----- Provided data -----

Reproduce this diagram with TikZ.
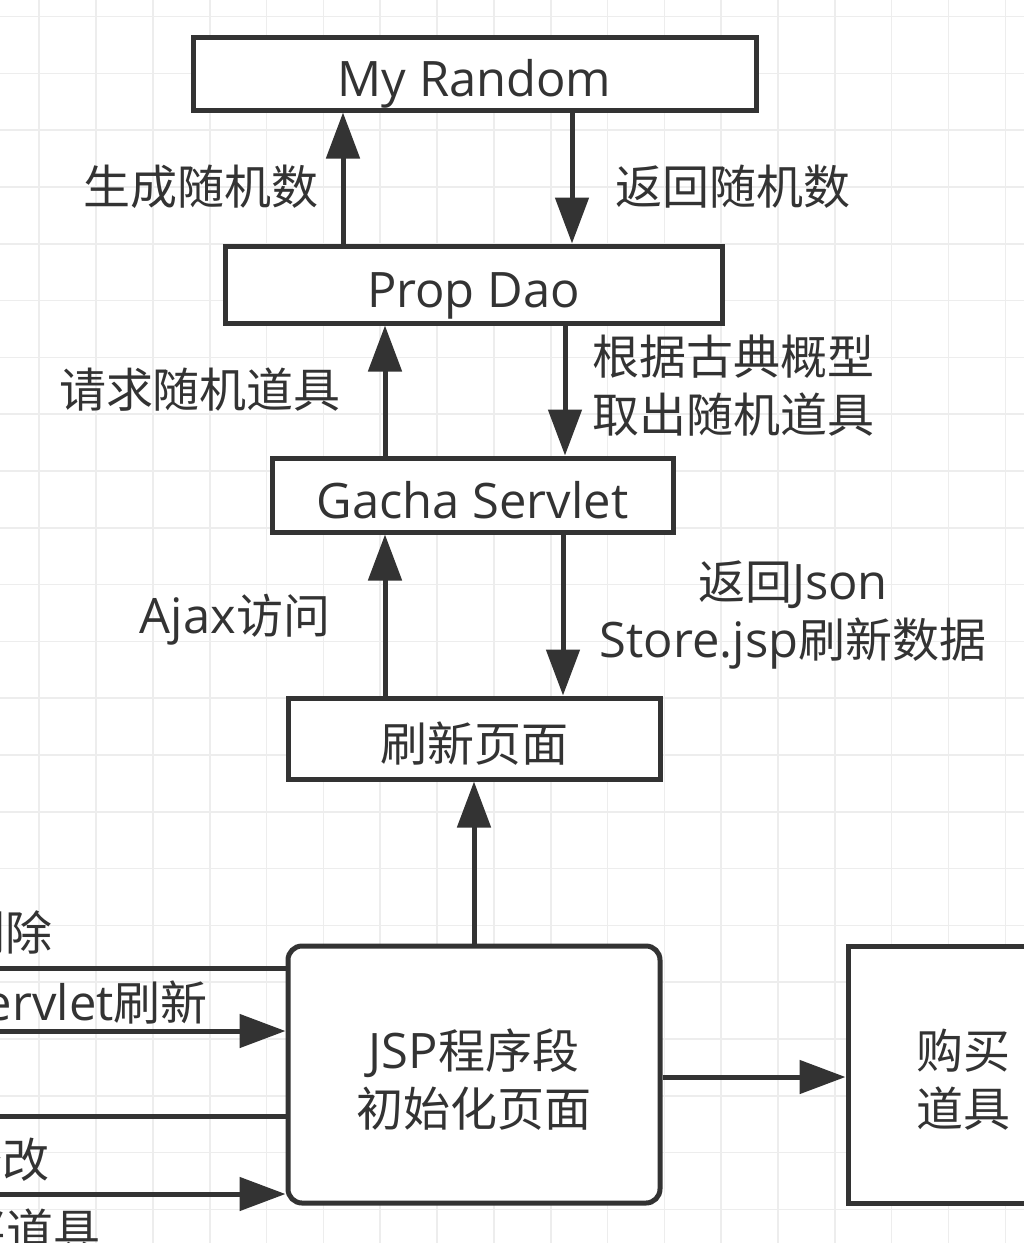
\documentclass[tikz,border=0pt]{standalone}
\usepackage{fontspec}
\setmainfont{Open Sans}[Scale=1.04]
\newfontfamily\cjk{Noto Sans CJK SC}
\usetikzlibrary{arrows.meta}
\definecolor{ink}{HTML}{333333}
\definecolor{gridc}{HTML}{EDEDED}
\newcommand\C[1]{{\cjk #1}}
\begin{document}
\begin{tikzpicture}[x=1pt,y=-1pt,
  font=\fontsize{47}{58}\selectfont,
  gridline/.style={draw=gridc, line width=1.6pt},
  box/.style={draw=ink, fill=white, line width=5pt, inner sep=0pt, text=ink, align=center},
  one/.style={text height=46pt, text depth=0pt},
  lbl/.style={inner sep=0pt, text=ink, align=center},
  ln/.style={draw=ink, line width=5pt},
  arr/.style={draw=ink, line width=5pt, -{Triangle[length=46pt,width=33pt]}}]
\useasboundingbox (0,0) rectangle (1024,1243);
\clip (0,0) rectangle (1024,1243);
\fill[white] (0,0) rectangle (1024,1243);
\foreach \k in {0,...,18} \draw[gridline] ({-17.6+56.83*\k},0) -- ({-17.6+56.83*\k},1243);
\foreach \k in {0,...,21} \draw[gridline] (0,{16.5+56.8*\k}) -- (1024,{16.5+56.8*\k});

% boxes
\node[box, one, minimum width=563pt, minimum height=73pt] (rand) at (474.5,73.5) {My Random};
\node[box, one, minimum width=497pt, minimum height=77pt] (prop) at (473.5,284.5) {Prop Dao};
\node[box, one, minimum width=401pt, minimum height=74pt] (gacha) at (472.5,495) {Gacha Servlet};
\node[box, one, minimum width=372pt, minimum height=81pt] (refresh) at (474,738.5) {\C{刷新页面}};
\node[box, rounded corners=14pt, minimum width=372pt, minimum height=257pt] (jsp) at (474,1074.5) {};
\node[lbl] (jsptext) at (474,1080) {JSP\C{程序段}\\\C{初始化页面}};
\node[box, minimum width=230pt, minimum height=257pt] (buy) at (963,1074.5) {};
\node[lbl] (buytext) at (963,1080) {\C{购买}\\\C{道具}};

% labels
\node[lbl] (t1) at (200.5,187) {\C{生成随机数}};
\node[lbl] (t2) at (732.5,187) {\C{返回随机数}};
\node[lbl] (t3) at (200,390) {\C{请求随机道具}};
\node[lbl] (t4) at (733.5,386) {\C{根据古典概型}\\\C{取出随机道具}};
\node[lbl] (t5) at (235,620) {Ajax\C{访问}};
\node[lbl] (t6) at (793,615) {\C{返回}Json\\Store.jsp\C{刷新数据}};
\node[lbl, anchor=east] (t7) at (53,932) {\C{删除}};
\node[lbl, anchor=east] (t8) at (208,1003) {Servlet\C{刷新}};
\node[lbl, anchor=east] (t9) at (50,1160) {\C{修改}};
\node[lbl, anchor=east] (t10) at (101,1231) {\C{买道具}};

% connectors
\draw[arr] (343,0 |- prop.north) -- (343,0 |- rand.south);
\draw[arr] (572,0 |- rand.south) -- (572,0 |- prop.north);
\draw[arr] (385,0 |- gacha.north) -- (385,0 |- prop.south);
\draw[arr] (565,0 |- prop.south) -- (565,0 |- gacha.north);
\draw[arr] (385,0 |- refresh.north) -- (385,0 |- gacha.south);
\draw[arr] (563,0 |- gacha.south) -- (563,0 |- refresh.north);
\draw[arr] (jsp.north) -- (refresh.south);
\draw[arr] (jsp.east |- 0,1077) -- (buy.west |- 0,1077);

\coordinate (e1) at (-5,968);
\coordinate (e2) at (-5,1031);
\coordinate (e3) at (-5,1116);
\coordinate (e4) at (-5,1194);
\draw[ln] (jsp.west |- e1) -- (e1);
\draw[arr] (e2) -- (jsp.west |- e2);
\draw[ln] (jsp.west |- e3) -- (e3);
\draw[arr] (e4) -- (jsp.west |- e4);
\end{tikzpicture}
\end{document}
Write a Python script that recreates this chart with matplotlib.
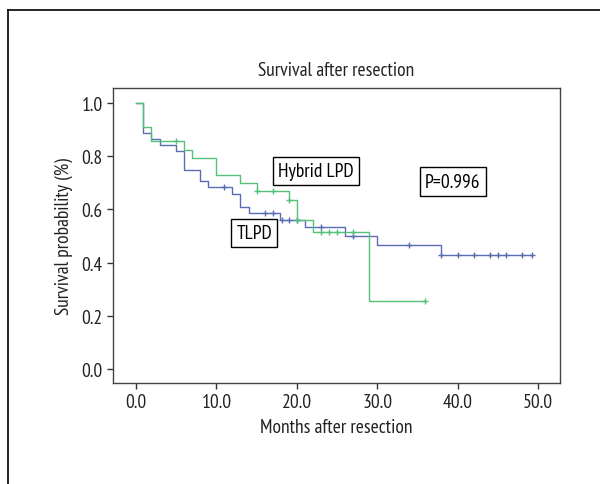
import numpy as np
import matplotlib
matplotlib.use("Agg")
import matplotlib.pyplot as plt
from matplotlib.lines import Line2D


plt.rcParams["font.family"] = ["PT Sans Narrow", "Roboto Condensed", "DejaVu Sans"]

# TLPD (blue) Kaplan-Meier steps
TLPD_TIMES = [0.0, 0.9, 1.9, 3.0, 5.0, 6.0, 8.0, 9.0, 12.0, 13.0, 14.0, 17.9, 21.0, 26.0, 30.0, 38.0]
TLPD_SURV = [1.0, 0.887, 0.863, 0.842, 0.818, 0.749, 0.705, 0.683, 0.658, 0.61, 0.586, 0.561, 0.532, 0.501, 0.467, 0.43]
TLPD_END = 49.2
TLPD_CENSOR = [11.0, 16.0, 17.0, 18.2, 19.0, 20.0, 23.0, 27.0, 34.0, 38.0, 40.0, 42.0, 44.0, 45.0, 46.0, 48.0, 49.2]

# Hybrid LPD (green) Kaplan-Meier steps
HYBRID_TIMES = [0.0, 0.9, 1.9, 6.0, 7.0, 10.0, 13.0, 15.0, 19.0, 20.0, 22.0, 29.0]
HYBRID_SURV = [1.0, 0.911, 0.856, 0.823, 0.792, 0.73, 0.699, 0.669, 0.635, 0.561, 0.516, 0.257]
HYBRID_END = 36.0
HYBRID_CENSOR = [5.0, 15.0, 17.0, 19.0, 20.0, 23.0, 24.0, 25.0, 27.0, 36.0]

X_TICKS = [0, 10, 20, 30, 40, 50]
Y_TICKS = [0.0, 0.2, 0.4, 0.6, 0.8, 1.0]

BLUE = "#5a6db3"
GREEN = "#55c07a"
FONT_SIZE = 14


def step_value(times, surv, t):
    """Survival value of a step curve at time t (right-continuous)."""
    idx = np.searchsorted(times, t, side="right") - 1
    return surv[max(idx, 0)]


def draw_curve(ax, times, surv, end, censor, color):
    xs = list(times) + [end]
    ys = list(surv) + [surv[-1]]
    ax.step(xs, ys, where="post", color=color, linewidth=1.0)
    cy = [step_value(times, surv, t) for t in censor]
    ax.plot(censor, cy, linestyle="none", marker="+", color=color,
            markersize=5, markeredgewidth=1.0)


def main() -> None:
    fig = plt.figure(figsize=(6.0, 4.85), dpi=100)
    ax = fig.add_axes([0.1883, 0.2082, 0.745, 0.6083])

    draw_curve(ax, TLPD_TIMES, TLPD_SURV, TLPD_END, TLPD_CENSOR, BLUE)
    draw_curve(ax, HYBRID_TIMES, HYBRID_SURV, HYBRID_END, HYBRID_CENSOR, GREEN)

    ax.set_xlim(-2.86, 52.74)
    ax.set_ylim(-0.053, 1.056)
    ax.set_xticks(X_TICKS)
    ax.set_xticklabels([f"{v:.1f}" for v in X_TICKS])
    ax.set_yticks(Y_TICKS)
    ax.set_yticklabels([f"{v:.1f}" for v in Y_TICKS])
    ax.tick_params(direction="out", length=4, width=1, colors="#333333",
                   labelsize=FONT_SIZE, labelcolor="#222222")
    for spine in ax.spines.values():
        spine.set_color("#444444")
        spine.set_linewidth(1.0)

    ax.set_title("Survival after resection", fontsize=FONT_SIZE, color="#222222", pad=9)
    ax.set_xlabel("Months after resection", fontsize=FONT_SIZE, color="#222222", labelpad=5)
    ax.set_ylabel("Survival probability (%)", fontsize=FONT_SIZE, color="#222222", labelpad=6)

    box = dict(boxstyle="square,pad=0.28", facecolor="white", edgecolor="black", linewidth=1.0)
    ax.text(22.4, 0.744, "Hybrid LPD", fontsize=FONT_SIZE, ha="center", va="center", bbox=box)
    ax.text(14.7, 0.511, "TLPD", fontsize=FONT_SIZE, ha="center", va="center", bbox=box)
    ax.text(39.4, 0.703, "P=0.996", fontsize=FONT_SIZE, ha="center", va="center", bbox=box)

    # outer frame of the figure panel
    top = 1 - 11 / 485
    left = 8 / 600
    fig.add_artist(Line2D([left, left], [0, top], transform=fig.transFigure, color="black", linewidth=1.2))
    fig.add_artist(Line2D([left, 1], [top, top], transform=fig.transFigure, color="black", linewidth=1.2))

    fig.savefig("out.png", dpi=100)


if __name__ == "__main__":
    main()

-----

Direction: What is the number of lines in the records that contain the word "matplotlib"? Answer with the number and nothing else.

Result: 5